I'm aware of the fact that Denazification most likely quelled any serious attempts at reviving National Socialism, but were there any underground movements trying start the Third Reich up again? Sure there's Neo-Nazism, I'm more curious about revival attempts from people who were actual Nazis during WWII.

LBo87

Yes, there were. In the early days of the Federal Republic of Germany (West Germany or FRG) there was this guy -- Otto Ernst Remer, a former Generalmajor of the Wehrmacht who played an important role in crushing the assassination plot of July 20, 1944 (he personally arrested his superior officer Paul von Hase who was a participant in the coup attempt). In 1949, Remer and ultra-Nationalist novelist Fritz Dorls founded the Sozialistische Reichspartei ("Socialist Reich Party", abbreviated as SRP), a party openly dedicated to bring back National Socialism. The SRP referred to the Federal Republic as a puppet regime, claimed that Karl Dönitz was the last legitimate Chancellor of Germany, that National Socialism was right "in principle", and called for a unified Germany within old borders. The SRP had some pretty impressing election results in the northern German state of Niedersachsen (Lower Saxony) where the party managed to get 11% in the 1951 state parliament election. In 1952, the Bundesverfassungsgericht, the new supreme constitutional court of West Germany, banned the SRP, which was subsequently dissolved. This was the first time the BVerfG banned a political party completely (invoking article 21, paragraph 2 of the constitution called the Grundgesetz), and to this day it has only done so twice. (The other time being the prohibition of the Communist Party of Germany, the KPD, in 1956.) Thus, the story of open National Socialism in post-war Germany remained a short one.

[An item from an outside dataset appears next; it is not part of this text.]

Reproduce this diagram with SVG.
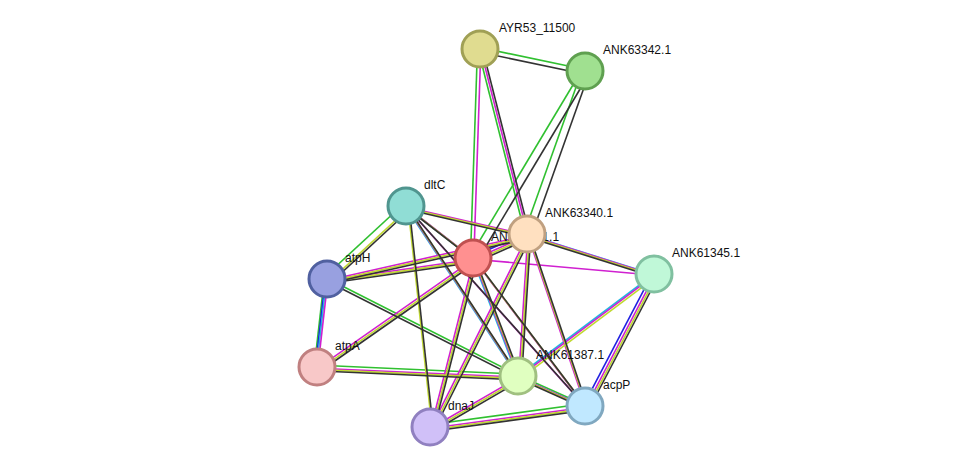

Recently, there has been much talk about Nazi circles in Organisation Gehlen, precursor to the Bundesnachrichtendienst (BND), West Germany's foreign intelligence agency. While the service of officers with a Wehrmacht or Abwehr past in West German agencies of all sorts is nothing out of the ordinary (after all: where would all the professionals come from just a decade after WII?), the independent BND historian committee has recently been raising awareness for this darker episode of German intelligence history. Unfortunately I'm not all too familiar with the work of the UHK so I can't tell you much about this one.